=== Aim of the exercise ===
Reproduce the listing below exactly, beginning with its first line and ending with the line that holds "import numpy as np"; pictures are not part of the copy.

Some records
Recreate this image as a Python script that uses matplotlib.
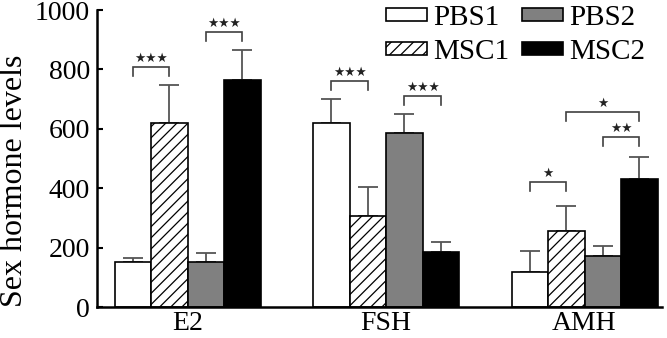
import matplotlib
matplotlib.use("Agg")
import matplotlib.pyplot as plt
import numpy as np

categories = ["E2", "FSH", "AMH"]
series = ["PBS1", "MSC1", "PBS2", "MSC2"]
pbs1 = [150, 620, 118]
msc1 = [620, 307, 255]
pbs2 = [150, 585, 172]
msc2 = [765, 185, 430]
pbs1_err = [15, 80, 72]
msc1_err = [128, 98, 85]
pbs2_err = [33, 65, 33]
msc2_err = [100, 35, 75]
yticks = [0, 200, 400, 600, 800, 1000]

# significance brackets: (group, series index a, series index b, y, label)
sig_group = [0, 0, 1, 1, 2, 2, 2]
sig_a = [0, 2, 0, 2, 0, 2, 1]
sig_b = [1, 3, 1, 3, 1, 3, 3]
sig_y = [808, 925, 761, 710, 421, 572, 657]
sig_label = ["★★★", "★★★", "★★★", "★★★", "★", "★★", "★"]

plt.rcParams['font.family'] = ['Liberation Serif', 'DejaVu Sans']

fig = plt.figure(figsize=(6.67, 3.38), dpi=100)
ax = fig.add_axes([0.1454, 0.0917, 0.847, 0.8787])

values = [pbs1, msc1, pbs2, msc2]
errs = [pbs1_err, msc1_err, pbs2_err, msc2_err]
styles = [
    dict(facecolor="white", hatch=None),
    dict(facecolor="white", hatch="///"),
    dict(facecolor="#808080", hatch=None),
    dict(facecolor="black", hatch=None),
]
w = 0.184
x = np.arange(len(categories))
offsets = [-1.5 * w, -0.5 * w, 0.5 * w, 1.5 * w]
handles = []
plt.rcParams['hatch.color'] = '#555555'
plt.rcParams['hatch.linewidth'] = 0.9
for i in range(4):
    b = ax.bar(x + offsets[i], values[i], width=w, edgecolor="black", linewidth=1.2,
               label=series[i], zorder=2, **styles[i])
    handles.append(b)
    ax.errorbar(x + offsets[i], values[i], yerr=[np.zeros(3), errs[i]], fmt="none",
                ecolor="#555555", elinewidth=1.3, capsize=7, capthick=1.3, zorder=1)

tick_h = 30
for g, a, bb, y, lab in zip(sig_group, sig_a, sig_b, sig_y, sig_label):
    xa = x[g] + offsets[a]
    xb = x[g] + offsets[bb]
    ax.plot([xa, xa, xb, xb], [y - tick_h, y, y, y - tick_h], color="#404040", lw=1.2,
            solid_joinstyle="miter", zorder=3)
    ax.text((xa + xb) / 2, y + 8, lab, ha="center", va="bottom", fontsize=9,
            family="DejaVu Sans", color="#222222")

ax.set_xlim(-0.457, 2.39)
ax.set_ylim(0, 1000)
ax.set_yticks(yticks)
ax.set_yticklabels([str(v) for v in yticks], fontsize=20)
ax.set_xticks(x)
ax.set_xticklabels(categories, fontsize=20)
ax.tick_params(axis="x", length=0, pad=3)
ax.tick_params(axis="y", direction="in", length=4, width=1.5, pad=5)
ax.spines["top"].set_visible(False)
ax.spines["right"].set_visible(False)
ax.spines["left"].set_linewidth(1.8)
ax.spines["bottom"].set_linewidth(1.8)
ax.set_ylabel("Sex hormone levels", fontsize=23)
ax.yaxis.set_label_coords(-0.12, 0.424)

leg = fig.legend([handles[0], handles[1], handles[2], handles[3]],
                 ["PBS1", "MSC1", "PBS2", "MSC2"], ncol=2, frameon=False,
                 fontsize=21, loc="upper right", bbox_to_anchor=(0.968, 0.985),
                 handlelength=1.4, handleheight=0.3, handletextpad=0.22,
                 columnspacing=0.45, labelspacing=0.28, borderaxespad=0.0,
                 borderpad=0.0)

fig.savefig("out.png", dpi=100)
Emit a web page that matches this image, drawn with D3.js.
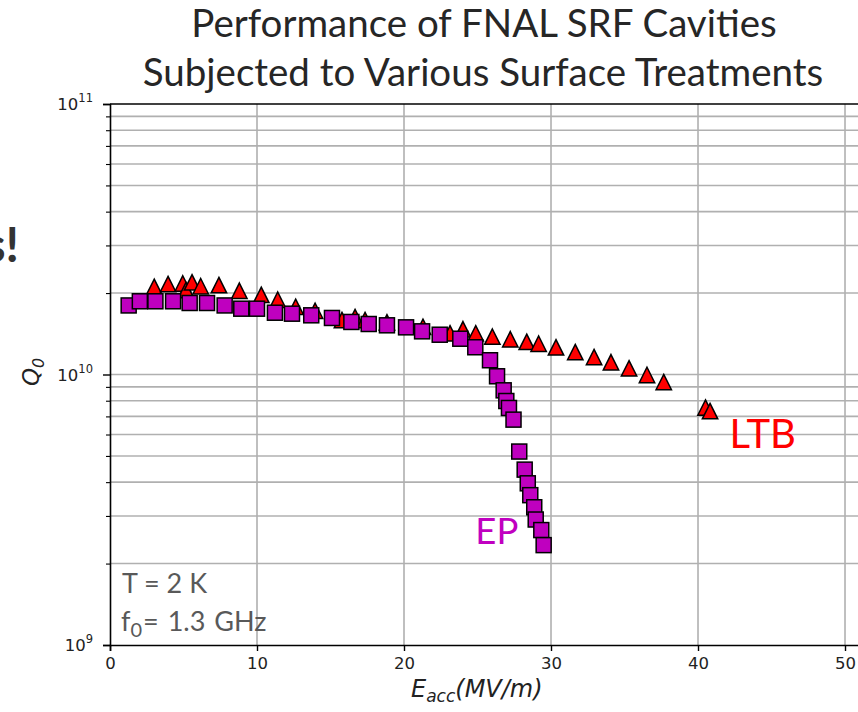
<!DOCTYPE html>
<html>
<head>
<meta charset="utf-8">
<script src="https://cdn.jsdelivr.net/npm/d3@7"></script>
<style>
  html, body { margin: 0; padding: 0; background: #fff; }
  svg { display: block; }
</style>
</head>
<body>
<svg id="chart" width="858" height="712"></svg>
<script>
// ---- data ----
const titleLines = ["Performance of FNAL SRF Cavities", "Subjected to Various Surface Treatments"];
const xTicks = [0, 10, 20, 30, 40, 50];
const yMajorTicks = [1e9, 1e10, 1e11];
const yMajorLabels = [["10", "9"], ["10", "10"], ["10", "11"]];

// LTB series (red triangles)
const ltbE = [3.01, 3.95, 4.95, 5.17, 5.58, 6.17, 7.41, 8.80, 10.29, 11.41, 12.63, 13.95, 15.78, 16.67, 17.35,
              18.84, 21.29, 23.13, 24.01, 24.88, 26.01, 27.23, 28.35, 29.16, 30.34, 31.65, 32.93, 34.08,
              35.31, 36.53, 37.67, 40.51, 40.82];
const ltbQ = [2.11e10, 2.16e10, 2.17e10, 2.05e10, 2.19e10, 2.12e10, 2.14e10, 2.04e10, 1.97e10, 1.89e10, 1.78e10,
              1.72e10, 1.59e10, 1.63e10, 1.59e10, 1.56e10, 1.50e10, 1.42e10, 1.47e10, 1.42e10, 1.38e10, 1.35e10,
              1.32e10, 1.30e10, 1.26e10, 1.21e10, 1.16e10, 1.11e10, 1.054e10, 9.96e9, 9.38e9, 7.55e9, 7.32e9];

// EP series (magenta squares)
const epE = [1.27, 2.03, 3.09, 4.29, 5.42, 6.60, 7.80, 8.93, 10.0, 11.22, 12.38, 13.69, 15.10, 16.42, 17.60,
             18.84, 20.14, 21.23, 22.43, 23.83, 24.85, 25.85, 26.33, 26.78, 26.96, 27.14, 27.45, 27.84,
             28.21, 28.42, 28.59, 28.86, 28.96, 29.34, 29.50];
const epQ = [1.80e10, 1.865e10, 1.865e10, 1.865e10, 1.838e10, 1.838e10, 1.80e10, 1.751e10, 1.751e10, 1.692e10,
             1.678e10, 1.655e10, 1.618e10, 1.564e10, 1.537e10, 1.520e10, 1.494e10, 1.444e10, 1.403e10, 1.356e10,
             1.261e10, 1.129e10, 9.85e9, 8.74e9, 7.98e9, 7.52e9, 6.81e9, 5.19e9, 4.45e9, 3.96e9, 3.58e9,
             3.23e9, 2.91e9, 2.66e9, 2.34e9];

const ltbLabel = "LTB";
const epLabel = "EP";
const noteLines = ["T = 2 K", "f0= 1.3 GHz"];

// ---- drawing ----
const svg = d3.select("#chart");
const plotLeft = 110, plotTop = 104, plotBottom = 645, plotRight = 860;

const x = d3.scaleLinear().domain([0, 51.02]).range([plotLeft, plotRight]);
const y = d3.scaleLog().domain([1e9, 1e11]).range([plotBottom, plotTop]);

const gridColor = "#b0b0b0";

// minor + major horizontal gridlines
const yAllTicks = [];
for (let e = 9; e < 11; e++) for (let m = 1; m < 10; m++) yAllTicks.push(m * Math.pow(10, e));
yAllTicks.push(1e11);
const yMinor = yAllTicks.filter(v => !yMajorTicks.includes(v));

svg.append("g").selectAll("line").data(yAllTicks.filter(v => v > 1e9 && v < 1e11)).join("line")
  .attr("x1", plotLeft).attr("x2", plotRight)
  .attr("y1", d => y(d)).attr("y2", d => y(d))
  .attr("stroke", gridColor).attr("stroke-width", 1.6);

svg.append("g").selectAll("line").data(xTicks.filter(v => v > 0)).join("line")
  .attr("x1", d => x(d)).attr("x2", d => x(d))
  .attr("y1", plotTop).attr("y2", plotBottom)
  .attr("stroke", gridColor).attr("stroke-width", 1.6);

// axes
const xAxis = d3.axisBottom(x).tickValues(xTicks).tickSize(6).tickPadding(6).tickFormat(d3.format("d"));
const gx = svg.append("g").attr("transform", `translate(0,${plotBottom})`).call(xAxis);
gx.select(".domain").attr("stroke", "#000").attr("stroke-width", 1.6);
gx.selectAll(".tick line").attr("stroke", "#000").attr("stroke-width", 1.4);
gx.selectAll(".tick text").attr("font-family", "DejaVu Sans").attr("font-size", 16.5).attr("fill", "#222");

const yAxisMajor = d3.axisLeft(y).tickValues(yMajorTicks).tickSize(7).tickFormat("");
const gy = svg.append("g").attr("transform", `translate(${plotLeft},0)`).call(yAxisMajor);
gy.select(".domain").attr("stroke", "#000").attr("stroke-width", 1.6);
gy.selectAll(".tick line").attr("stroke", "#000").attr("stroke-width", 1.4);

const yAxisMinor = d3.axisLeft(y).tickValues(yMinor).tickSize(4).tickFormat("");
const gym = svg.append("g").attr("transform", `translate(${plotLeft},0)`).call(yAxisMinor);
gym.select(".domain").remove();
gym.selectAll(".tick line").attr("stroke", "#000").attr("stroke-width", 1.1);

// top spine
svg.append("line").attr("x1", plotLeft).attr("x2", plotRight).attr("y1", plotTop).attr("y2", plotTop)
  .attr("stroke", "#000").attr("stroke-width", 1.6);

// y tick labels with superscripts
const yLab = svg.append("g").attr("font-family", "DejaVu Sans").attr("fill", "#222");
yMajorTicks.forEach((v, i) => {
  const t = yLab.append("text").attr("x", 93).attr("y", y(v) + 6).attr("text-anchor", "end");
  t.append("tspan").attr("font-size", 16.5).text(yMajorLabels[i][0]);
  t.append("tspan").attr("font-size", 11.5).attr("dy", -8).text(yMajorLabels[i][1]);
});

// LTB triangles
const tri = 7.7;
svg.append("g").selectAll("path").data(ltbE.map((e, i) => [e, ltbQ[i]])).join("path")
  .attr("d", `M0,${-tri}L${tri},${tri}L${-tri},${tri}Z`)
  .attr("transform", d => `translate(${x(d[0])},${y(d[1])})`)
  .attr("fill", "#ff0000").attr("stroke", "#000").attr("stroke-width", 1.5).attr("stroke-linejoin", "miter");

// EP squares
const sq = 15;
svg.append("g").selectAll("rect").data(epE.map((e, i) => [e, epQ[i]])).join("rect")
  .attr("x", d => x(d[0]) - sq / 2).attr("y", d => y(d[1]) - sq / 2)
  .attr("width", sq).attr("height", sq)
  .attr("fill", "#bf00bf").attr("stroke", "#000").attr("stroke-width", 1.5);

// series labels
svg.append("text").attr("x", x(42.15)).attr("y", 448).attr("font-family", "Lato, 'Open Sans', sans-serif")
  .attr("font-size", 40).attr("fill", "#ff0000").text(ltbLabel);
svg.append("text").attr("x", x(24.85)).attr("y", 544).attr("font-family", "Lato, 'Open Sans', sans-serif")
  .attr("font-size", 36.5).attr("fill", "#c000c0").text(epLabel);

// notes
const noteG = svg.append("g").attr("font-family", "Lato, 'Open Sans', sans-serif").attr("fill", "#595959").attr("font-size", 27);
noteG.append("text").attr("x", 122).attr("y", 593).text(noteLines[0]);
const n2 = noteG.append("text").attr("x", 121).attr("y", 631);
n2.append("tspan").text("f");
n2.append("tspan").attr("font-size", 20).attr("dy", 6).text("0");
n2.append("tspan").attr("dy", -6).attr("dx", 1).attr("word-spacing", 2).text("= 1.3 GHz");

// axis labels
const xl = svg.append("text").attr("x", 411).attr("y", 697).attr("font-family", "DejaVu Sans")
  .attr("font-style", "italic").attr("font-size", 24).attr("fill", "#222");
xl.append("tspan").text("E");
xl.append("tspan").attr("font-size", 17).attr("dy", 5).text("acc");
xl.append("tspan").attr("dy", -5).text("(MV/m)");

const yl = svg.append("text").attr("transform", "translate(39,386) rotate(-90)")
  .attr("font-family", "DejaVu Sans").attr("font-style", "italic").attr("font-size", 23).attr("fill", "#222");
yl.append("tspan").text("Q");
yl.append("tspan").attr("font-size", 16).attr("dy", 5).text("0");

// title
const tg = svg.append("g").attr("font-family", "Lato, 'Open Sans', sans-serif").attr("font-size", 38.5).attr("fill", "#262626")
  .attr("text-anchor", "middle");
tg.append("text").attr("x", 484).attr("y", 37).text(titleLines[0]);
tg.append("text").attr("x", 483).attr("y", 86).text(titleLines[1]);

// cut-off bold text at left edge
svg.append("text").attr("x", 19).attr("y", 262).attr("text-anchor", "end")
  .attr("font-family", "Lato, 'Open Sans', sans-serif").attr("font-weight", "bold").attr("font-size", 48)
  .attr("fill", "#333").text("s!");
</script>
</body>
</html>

=== Result of the exercise ===
Recreate this image as a Python script that uses matplotlib.
import matplotlib
matplotlib.use("Agg")
import matplotlib.pyplot as plt
import numpy as np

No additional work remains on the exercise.